_WRITTEN PROBLEM_
Each line below must be set down exactly; omit any image you find.

_PROVIDED MATERIAL_
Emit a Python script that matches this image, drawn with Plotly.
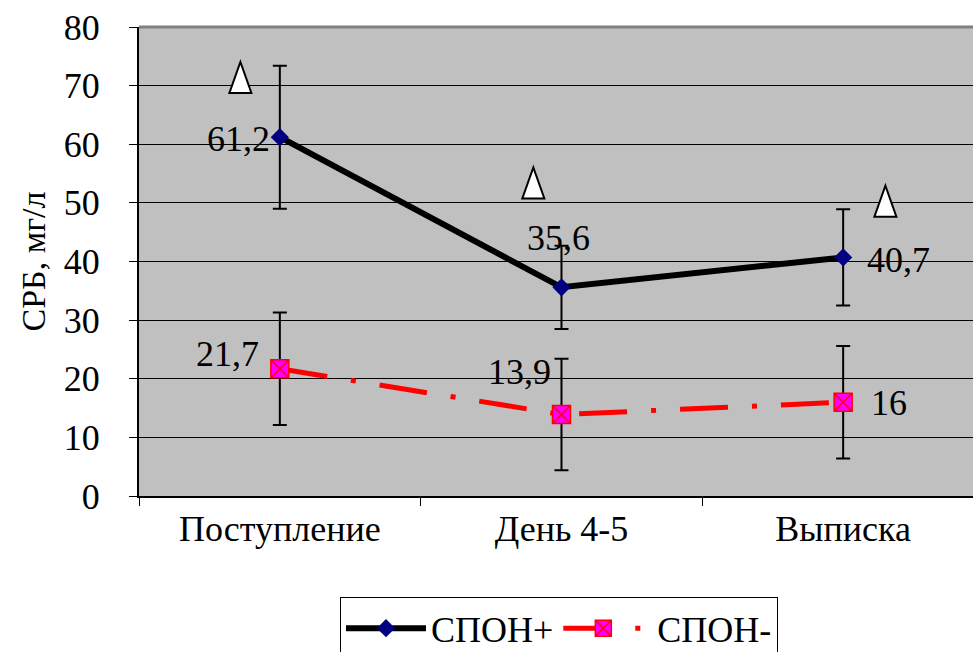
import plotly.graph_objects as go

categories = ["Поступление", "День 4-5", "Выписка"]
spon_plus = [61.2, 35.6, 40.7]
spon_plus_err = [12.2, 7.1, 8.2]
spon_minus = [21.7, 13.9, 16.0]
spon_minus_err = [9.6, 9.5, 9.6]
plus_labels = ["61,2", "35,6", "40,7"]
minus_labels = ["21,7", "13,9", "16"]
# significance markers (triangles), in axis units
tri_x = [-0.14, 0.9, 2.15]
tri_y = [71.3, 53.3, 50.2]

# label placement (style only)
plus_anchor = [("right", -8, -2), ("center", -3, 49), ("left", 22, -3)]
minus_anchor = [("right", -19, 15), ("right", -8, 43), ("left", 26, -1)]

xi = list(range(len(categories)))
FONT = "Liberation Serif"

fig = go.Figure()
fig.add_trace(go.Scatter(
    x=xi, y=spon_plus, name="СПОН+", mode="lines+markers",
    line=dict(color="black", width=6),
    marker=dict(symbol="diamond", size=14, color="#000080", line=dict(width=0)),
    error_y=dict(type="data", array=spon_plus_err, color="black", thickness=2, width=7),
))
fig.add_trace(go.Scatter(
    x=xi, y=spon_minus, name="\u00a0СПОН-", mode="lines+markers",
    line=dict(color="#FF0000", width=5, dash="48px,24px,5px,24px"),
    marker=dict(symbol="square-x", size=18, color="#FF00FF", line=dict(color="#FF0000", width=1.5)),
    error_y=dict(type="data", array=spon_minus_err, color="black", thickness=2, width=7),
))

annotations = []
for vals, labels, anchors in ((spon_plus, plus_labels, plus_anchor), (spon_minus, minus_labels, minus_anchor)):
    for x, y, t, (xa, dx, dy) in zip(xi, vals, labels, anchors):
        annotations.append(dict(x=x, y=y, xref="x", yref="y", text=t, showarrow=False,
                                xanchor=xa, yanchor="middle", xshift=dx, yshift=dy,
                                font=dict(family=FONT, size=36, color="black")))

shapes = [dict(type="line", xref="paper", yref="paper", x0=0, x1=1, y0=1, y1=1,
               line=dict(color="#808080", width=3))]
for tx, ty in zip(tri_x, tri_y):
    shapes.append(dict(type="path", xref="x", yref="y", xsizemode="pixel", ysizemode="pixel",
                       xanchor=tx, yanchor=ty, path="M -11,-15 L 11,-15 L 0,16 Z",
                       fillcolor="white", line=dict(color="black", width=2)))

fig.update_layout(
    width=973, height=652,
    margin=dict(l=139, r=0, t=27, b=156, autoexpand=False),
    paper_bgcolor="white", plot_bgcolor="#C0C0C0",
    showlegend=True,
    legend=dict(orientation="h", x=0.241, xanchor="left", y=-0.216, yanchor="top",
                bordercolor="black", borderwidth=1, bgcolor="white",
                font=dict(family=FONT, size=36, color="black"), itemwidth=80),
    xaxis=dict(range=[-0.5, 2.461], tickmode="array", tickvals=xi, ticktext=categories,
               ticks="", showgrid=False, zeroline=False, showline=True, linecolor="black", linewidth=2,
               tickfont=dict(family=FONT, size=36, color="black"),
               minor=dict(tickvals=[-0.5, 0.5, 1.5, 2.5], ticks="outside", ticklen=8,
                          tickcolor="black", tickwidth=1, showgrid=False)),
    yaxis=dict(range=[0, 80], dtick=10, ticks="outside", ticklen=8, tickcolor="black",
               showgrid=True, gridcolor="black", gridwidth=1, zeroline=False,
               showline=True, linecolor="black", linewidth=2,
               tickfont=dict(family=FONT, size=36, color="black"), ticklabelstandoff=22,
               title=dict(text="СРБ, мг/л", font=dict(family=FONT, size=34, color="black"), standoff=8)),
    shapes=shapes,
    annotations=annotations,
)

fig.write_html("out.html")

_WRITTEN RESPONSE_
Emit a Python script that matches this image, drawn with Plotly.
import plotly.graph_objects as go

categories = ["Поступление", "День 4-5", "Выписка"]
spon_plus = [61.2, 35.6, 40.7]
spon_plus_err = [12.2, 7.1, 8.2]
spon_minus = [21.7, 13.9, 16.0]
spon_minus_err = [9.6, 9.5, 9.6]
plus_labels = ["61,2", "35,6", "40,7"]
minus_labels = ["21,7", "13,9", "16"]
# significance markers (triangles), in axis units
tri_x = [-0.14, 0.9, 2.15]
tri_y = [71.3, 53.3, 50.2]

# label placement (style only)
plus_anchor = [("right", -8, -2), ("center", -3, 49), ("left", 22, -3)]
minus_anchor = [("right", -19, 15), ("right", -8, 43), ("left", 26, -1)]

xi = list(range(len(categories)))
FONT = "Liberation Serif"

fig = go.Figure()
fig.add_trace(go.Scatter(
    x=xi, y=spon_plus, name="СПОН+", mode="lines+markers",
    line=dict(color="black", width=6),
    marker=dict(symbol="diamond", size=14, color="#000080", line=dict(width=0)),
    error_y=dict(type="data", array=spon_plus_err, color="black", thickness=2, width=7),
))
fig.add_trace(go.Scatter(
    x=xi, y=spon_minus, name="\u00a0СПОН-", mode="lines+markers",
    line=dict(color="#FF0000", width=5, dash="48px,24px,5px,24px"),
    marker=dict(symbol="square-x", size=18, color="#FF00FF", line=dict(color="#FF0000", width=1.5)),
    error_y=dict(type="data", array=spon_minus_err, color="black", thickness=2, width=7),
))

annotations = []
for vals, labels, anchors in ((spon_plus, plus_labels, plus_anchor), (spon_minus, minus_labels, minus_anchor)):
    for x, y, t, (xa, dx, dy) in zip(xi, vals, labels, anchors):
        annotations.append(dict(x=x, y=y, xref="x", yref="y", text=t, showarrow=False,
                                xanchor=xa, yanchor="middle", xshift=dx, yshift=dy,
                                font=dict(family=FONT, size=36, color="black")))

shapes = [dict(type="line", xref="paper", yref="paper", x0=0, x1=1, y0=1, y1=1,
               line=dict(color="#808080", width=3))]
for tx, ty in zip(tri_x, tri_y):
    shapes.append(dict(type="path", xref="x", yref="y", xsizemode="pixel", ysizemode="pixel",
                       xanchor=tx, yanchor=ty, path="M -11,-15 L 11,-15 L 0,16 Z",
                       fillcolor="white", line=dict(color="black", width=2)))

fig.update_layout(
    width=973, height=652,
    margin=dict(l=139, r=0, t=27, b=156, autoexpand=False),
    paper_bgcolor="white", plot_bgcolor="#C0C0C0",
    showlegend=True,
    legend=dict(orientation="h", x=0.241, xanchor="left", y=-0.216, yanchor="top",
                bordercolor="black", borderwidth=1, bgcolor="white",
                font=dict(family=FONT, size=36, color="black"), itemwidth=80),
    xaxis=dict(range=[-0.5, 2.461], tickmode="array", tickvals=xi, ticktext=categories,
               ticks="", showgrid=False, zeroline=False, showline=True, linecolor="black", linewidth=2,
               tickfont=dict(family=FONT, size=36, color="black"),
               minor=dict(tickvals=[-0.5, 0.5, 1.5, 2.5], ticks="outside", ticklen=8,
                          tickcolor="black", tickwidth=1, showgrid=False)),
    yaxis=dict(range=[0, 80], dtick=10, ticks="outside", ticklen=8, tickcolor="black",
               showgrid=True, gridcolor="black", gridwidth=1, zeroline=False,
               showline=True, linecolor="black", linewidth=2,
               tickfont=dict(family=FONT, size=36, color="black"), ticklabelstandoff=22,
               title=dict(text="СРБ, мг/л", font=dict(family=FONT, size=34, color="black"), standoff=8)),
    shapes=shapes,
    annotations=annotations,
)

fig.write_html("out.html")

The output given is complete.